Retype the lines beneath this one, from the first through the line containing "19, 17.3, 5.1];". Pictures are left out.

● ● ●

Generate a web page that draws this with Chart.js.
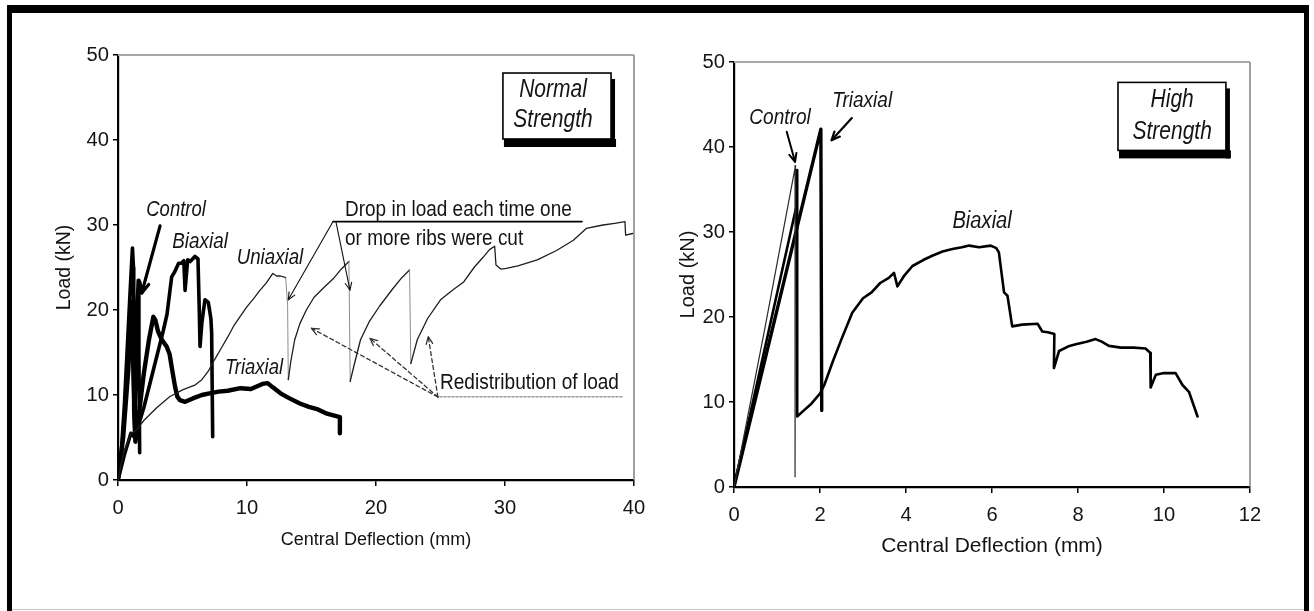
<!DOCTYPE html>
<html><head><meta charset="utf-8">
<script src="https://cdn.jsdelivr.net/npm/chart.js@4.4.1/dist/chart.umd.min.js"></script>
<style>
html,body{margin:0;padding:0;background:#fff;width:1314px;height:611px;overflow:hidden;position:relative}
#frame{position:absolute;left:7px;top:5px;width:1302px;height:606px;border-top:8px solid #000;border-left:5px solid #000;border-right:5px solid #000;box-sizing:border-box}
#bline{position:absolute;left:12px;top:609px;width:1292px;height:1px;background:#c8c8c8}
canvas{position:absolute}
</style></head><body>
<div id="frame"></div><div id="bline"></div>
<canvas id="cl" width="611" height="534" style="left:49px;top:20px"></canvas>
<canvas id="cr" width="618" height="540" style="left:672px;top:20px"></canvas>
<script>
// ---------- tick labels ----------
const leftXTicks = [0, 10, 20, 30, 40];
const leftYTicks = [0, 10, 20, 30, 40, 50];
const rightXTicks = [0, 2, 4, 6, 8, 10, 12];
const rightYTicks = [0, 10, 20, 30, 40, 50];

// ---------- Normal strength (left) ----------
const nsControlX = [0, 0.2, 0.5, 0.8, 1.0, 1.12, 1.2, 1.22, 1.3, 1.4, 1.5, 1.57, 1.62, 1.68];
const nsControlY = [0, 2, 9, 18, 24, 27.3, 25, 8, 5.5, 14, 21, 23.5, 15, 3.2];

const nsBiaxialX = [0, 0.5, 1.0, 1.3, 1.6, 2.0, 2.5, 3.0, 3.5, 3.8, 4.16, 4.4, 4.7, 4.9, 5.1, 5.2, 5.4, 5.6, 5.96, 6.2, 6.3, 6.36, 6.5, 6.74, 7.0, 7.2, 7.26, 7.34];
const nsBiaxialY = [0, 3, 5.5, 5, 6.5, 8.5, 11.5, 14.5, 17.5, 19.5, 23.9, 24.5, 25.5, 25.5, 25.8, 22.3, 25.9, 25.7, 26.3, 26.0, 20, 15.7, 18.5, 21.2, 20.9, 19, 17.3, 5.1];

const nsTriaxialX = [0, 0.4, 0.8, 1.0, 1.1, 1.2, 1.35, 1.6, 2.0, 2.4, 2.74, 2.9, 3.1, 3.4, 3.77, 4.0, 4.16, 4.42, 4.6, 4.8, 5.2, 5.8, 6.5, 7.1, 7.8, 8.5, 9.5, 10.3, 11.2, 11.6, 12.0, 12.6, 13.3, 14.1, 14.8, 15.5, 16.2, 16.7, 17.2, 17.2];
const nsTriaxialY = [0, 5, 13, 19.5, 21, 12, 4.5, 7.5, 12.5, 16.5, 19.2, 18.8, 17.5, 16.5, 15.7, 14.8, 13.3, 11, 9.8, 9.4, 9.2, 9.6, 10.0, 10.2, 10.4, 10.5, 10.8, 10.7, 11.3, 11.4, 10.9, 10.2, 9.6, 9.0, 8.6, 8.3, 7.8, 7.6, 7.4, 5.5];

const nsUniaxialX = [0, 0.4, 1.0, 1.4, 2.0, 3.0, 4.0, 5.0, 6.0, 6.5, 7.0, 7.5, 8.0, 8.5, 9.0, 9.5, 10.0, 10.5, 11.0, 11.5, 12.0, 12.3, 12.6, 13.0, 13.15, 13.2,
  13.4, 13.7, 14.1, 14.6, 15.2, 16.0, 16.7, 17.3, 17.9, 18.0,
  18.3, 18.8, 19.5, 20.3, 21.3, 22.0, 22.6, 22.7,
  23.2, 24.0, 25.0, 26.0, 26.8, 27.6, 28.3, 28.8, 29.2, 29.3, 29.7, 30.1, 31.0, 32.5, 34.0, 35.3, 36.3, 37.6, 38.5, 39.3, 39.35, 39.9];
const nsUniaxialY = [0, 3, 5.5, 5.8, 7, 8.5, 9.8, 10.6, 11.2, 11.8, 12.8, 14.2, 15.5, 16.8, 18.2, 19.3, 20.4, 21.3, 22.3, 23.2, 24.3, 24.0, 24.0, 23.8, 20.5, 11.8,
  14, 16.5, 18.4, 20, 21.5, 22.7, 23.7, 24.8, 25.7, 11.6,
  13.5, 16.5, 18.7, 20.5, 22.5, 23.8, 24.7, 13.7,
  16.5, 19, 21.2, 22.4, 23.3, 25, 26.2, 27.1, 27.5, 25.3, 24.8, 24.9, 25.2, 25.9, 27, 28.2, 29.6, 30, 30.2, 30.4, 28.8, 29.0];

// ---------- High strength (right) ----------
const hsControlX = [0, 0.7, 1.43, 1.42];
const hsControlY = [0, 18.2, 37.8, 1.2];

const hsTriaxialX = [0, 1.0, 2.02, 2.04];
const hsTriaxialY = [0, 20.8, 42.1, 9.0];

const hsBiaxialX = [0, 1.45, 1.47, 1.47, 1.6, 1.8, 2.0, 2.1, 2.3, 2.5, 2.75, 3.0, 3.2, 3.4, 3.6, 3.72, 3.8, 3.95, 4.15, 4.4, 4.61, 4.85, 5.08, 5.3, 5.47, 5.7, 5.97, 6.1, 6.16, 6.28, 6.36, 6.47, 6.7, 7.06, 7.17, 7.3, 7.45, 7.44, 7.56, 7.8, 7.95, 8.2, 8.41, 8.55, 8.72, 9.0, 9.3, 9.57, 9.68, 9.69, 9.81, 10.0, 10.27, 10.43, 10.58, 10.78];
const hsBiaxialY = [0, 33.0, 37.3, 8.3, 8.9, 9.8, 11.0, 12.0, 14.8, 17.4, 20.5, 22.2, 22.9, 24.0, 24.6, 25.2, 23.6, 24.8, 26.0, 26.7, 27.2, 27.7, 28.0, 28.2, 28.4, 28.2, 28.4, 28.1, 27.6, 22.9, 22.5, 18.9, 19.1, 19.2, 18.3, 18.2, 18.0, 14.0, 16.0, 16.6, 16.8, 17.1, 17.4, 17.1, 16.6, 16.4, 16.4, 16.3, 15.8, 11.7, 13.2, 13.4, 13.4, 12.0, 11.2, 8.3];

function pts(xs, ys) { return xs.map((x, i) => ({ x: x, y: ys[i] })); }

// ---------- fonts ----------
function hasFont(name) {
  const c = document.createElement('canvas').getContext('2d');
  const t = 'Drop in load each time 0123456789';
  c.font = '40px monospace'; const a = c.measureText(t).width;
  c.font = '40px "' + name + '", monospace'; const b = c.measureText(t).width;
  return Math.abs(a - b) > 0.5;
}
const NARROW = hasFont('Liberation Sans Narrow');
const FAM = NARROW ? '"Liberation Sans Narrow", "Liberation Sans", Arial, sans-serif' : '"Liberation Sans", Arial, sans-serif';
const K = NARROW ? 1 : 0.84;
const VS = NARROW ? 1 : 1.2;
const INK = '#141414';

function drawText(ctx, str, X, Y, size, italic, align) {
  ctx.save();
  ctx.font = (italic ? 'italic ' : '') + (size * K) + 'px ' + FAM;
  ctx.fillStyle = INK; ctx.textAlign = align || 'center'; ctx.textBaseline = 'middle';
  ctx.translate(X, Y); ctx.scale(1, VS); ctx.fillText(str, 0, 0);
  ctx.restore();
}
function drawLine(ctx, x0, y0, x1, y1, w, color, dash, head) {
  ctx.save();
  ctx.strokeStyle = color; ctx.lineWidth = w; ctx.lineCap = 'round'; ctx.lineJoin = 'round';
  ctx.setLineDash(dash || []);
  ctx.beginPath(); ctx.moveTo(x0, y0); ctx.lineTo(x1, y1); ctx.stroke();
  if (head) {
    ctx.setLineDash([]);
    const a = Math.atan2(y1 - y0, x1 - x0);
    ctx.beginPath();
    ctx.moveTo(x1 - head * Math.cos(a - 0.42), y1 - head * Math.sin(a - 0.42));
    ctx.lineTo(x1, y1);
    ctx.lineTo(x1 - head * Math.cos(a + 0.42), y1 - head * Math.sin(a + 0.42));
    ctx.stroke();
  }
  ctx.restore();
}
function P(chart, x, y) { return [chart.scales.x.getPixelForValue(x), chart.scales.y.getPixelForValue(y)]; }

function shadowBox(ctx, chart, x0, y0, x1, y1) {
  const [X0, Y0] = P(chart, x0, y0), [X1, Y1] = P(chart, x1, y1);
  ctx.save();
  ctx.fillStyle = '#000';
  ctx.fillRect(X0 + 1, Y1, X1 - X0 + 4, 8);
  ctx.fillRect(X1, Y0 + 6, 4, Y1 - Y0 + 2);
  ctx.fillStyle = '#fff'; ctx.fillRect(X0, Y0, X1 - X0, Y1 - Y0);
  ctx.strokeStyle = '#000'; ctx.lineWidth = 1.6; ctx.strokeRect(X0, Y0, X1 - X0, Y1 - Y0);
  ctx.restore();
}

const frameLines = {
  id: 'frameLines',
  beforeDatasetsDraw(chart) {
    const { ctx, chartArea: a } = chart;
    ctx.save();
    ctx.strokeStyle = '#a8a8a8'; ctx.lineWidth = 2.2;
    ctx.beginPath(); ctx.moveTo(a.left, a.top); ctx.lineTo(a.right, a.top); ctx.stroke();
    ctx.strokeStyle = '#8a8a8a'; ctx.lineWidth = 1.6;
    ctx.beginPath(); ctx.moveTo(a.right, a.top); ctx.lineTo(a.right, a.bottom); ctx.stroke();
    ctx.restore();
  }
};

const leftNotes = {
  id: 'leftNotes',
  afterDatasetsDraw(chart) {
    const ctx = chart.ctx;
    const L = (x0, y0, x1, y1, w, c, d, h) => { const a = P(chart, x0, y0), b = P(chart, x1, y1); drawLine(ctx, a[0], a[1], b[0], b[1], w, c, d, h); };
    const T = (s, x, y, size, it, al) => { const p = P(chart, x, y); drawText(ctx, s, p[0], p[1], size, it, al); };
    T('Control', 4.5, 31.8, 22, true);
    L(3.26, 29.9, 1.84, 22.0, 3.2, '#000', null, 11);
    T('Biaxial', 6.36, 28.0, 22.5, true);
    T('Uniaxial', 11.78, 26.2, 22.3, true);
    T('Triaxial', 10.54, 13.2, 22, true);
    T('Drop in load each time one', 17.6, 31.8, 22.6, false, 'left');
    T('or more ribs were cut', 17.6, 28.35, 22.6, false, 'left');
    L(16.67, 30.4, 35.97, 30.4, 1.6, '#000');
    L(16.67, 30.4, 13.2, 21.2, 1.1, '#111', null, 8);
    L(16.9, 30.35, 17.98, 22.35, 1.1, '#111', null, 8);
    T('Redistribution of load', 24.96, 11.5, 22.7, false, 'left');
    L(24.96, 9.8, 39.15, 9.8, 1.6, '#9a9a9a', [2, 2]);
    L(24.8, 9.76, 15.0, 17.85, 1.3, '#333', [4, 3], 8);
    L(24.8, 9.76, 19.53, 16.67, 1.3, '#333', [4, 3], 8);
    L(24.8, 9.76, 24.05, 16.86, 1.3, '#333', [4, 3], 8);
    shadowBox(ctx, chart, 29.84, 47.88, 38.22, 40.12);
    T('Normal', 33.72, 45.88, 25, true);
    T('Strength', 33.72, 42.35, 25, true);
  }
};

const rightNotes = {
  id: 'rightNotes',
  afterDatasetsDraw(chart) {
    const ctx = chart.ctx;
    const L = (x0, y0, x1, y1, w, c, d, h) => { const a = P(chart, x0, y0), b = P(chart, x1, y1); drawLine(ctx, a[0], a[1], b[0], b[1], w, c, d, h); };
    const T = (s, x, y, size, it, al) => { const p = P(chart, x, y); drawText(ctx, s, p[0], p[1], size, it, al); };
    T('Control', 1.07, 43.4, 22.7, true);
    L(1.226, 41.8, 1.42, 38.26, 2, '#000', null, 9);
    T('Triaxial', 2.98, 45.4, 22.7, true);
    L(2.74, 43.4, 2.27, 40.8, 2.2, '#000', null, 9);
    T('Biaxial', 5.77, 31.3, 24, true);
    shadowBox(ctx, chart, 8.93, 47.6, 11.44, 39.6);
    T('High', 10.19, 45.5, 25, true);
    T('Strength', 10.19, 41.8, 25, true);
  }
};

function dropGray(ctx) {
  const a = ctx.p0.parsed, b = ctx.p1.parsed;
  return (Math.abs(b.x - a.x) < 0.2 && a.y - b.y > 3) ? '#8c8c8c' : undefined;
}

function ds(xs, ys, w, color, extra) {
  return Object.assign({ data: pts(xs, ys), showLine: true, pointRadius: 0, borderColor: color, borderWidth: w, borderJoinStyle: 'round', borderCapStyle: 'round', tension: 0, fill: false }, extra || {});
}

function scaleOpts(xTicks, yTicks, xmin, xmax, yw, xh, xTitleSize, yTitleSize, xTitlePad) {
  const tickFont = { family: FAM, size: 24 * K };
  return {
    x: {
      type: 'linear', min: xmin, max: xmax,
      afterBuildTicks: s => { s.ticks = xTicks.map(v => ({ value: v })); },
      afterFit: s => { s.height = xh; },
      ticks: { font: tickFont, color: INK, padding: 10, maxRotation: 0, autoSkip: false },
      grid: { drawOnChartArea: false, drawTicks: true, tickLength: 6, color: '#000', lineWidth: 1.5 },
      border: { display: true, color: '#000', width: 2.2 },
      title: { display: true, text: 'Central Deflection (mm)', color: INK, font: { family: FAM, size: xTitleSize * K }, padding: { top: 0, bottom: xTitlePad } }
    },
    y: {
      type: 'linear', min: 0, max: 50,
      afterBuildTicks: s => { s.ticks = yTicks.map(v => ({ value: v })); },
      afterFit: s => { s.width = yw; },
      ticks: { font: tickFont, color: INK, padding: 4, autoSkip: false },
      grid: { drawOnChartArea: false, drawTicks: true, tickLength: 5, color: '#000', lineWidth: 1.5 },
      border: { display: true, color: '#000', width: 2.2 },
      title: { display: true, text: 'Load (kN)', color: INK, font: { family: '"Liberation Sans", Arial, sans-serif', size: yTitleSize }, padding: { top: 4, bottom: 4 } }
    }
  };
}

const common = { responsive: false, animation: false, events: [], plugins: { legend: { display: false }, tooltip: { enabled: false } } };

new Chart(document.getElementById('cl'), {
  type: 'scatter',
  data: { datasets: [
    ds(nsUniaxialX, nsUniaxialY, 1.3, '#1e1e1e', { segment: { borderColor: dropGray, borderWidth: c => dropGray(c) ? 1 : undefined } }),
    ds(nsBiaxialX, nsBiaxialY, 3.6, '#000'),
    ds(nsTriaxialX, nsTriaxialY, 4.4, '#000'),
    ds(nsControlX, nsControlY, 3.6, '#000')
  ] },
  options: Object.assign({}, common, {
    layout: { padding: { top: 35, right: 26, left: 0, bottom: 0 } },
    scales: scaleOpts(leftXTicks, leftYTicks, 0, 40, 69, 74, 21.5, 19.5, 3)
  }),
  plugins: [frameLines, leftNotes]
});

new Chart(document.getElementById('cr'), {
  type: 'scatter',
  data: { datasets: [
    ds(hsControlX, hsControlY, 1.2, '#2a2a2a'),
    ds(hsBiaxialX, hsBiaxialY, 2.6, '#000'),
    ds(hsTriaxialX, hsTriaxialY, 3.4, '#000')
  ] },
  options: Object.assign({}, common, {
    layout: { padding: { top: 42, right: 40, left: 0, bottom: 0 } },
    scales: scaleOpts(rightXTicks, rightYTicks, 0, 12, 62, 73, 25, 20, 1)
  }),
  plugins: [frameLines, rightNotes]
});
</script>
</body></html>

● ● ●

(RIGHT ANSWER):
Generate a web page that draws this with Chart.js.
<!DOCTYPE html>
<html><head><meta charset="utf-8">
<script src="https://cdn.jsdelivr.net/npm/chart.js@4.4.1/dist/chart.umd.min.js"></script>
<style>
html,body{margin:0;padding:0;background:#fff;width:1314px;height:611px;overflow:hidden;position:relative}
#frame{position:absolute;left:7px;top:5px;width:1302px;height:606px;border-top:8px solid #000;border-left:5px solid #000;border-right:5px solid #000;box-sizing:border-box}
#bline{position:absolute;left:12px;top:609px;width:1292px;height:1px;background:#c8c8c8}
canvas{position:absolute}
</style></head><body>
<div id="frame"></div><div id="bline"></div>
<canvas id="cl" width="611" height="534" style="left:49px;top:20px"></canvas>
<canvas id="cr" width="618" height="540" style="left:672px;top:20px"></canvas>
<script>
// ---------- tick labels ----------
const leftXTicks = [0, 10, 20, 30, 40];
const leftYTicks = [0, 10, 20, 30, 40, 50];
const rightXTicks = [0, 2, 4, 6, 8, 10, 12];
const rightYTicks = [0, 10, 20, 30, 40, 50];

// ---------- Normal strength (left) ----------
const nsControlX = [0, 0.2, 0.5, 0.8, 1.0, 1.12, 1.2, 1.22, 1.3, 1.4, 1.5, 1.57, 1.62, 1.68];
const nsControlY = [0, 2, 9, 18, 24, 27.3, 25, 8, 5.5, 14, 21, 23.5, 15, 3.2];

const nsBiaxialX = [0, 0.5, 1.0, 1.3, 1.6, 2.0, 2.5, 3.0, 3.5, 3.8, 4.16, 4.4, 4.7, 4.9, 5.1, 5.2, 5.4, 5.6, 5.96, 6.2, 6.3, 6.36, 6.5, 6.74, 7.0, 7.2, 7.26, 7.34];
const nsBiaxialY = [0, 3, 5.5, 5, 6.5, 8.5, 11.5, 14.5, 17.5, 19.5, 23.9, 24.5, 25.5, 25.5, 25.8, 22.3, 25.9, 25.7, 26.3, 26.0, 20, 15.7, 18.5, 21.2, 20.9, 19, 17.3, 5.1];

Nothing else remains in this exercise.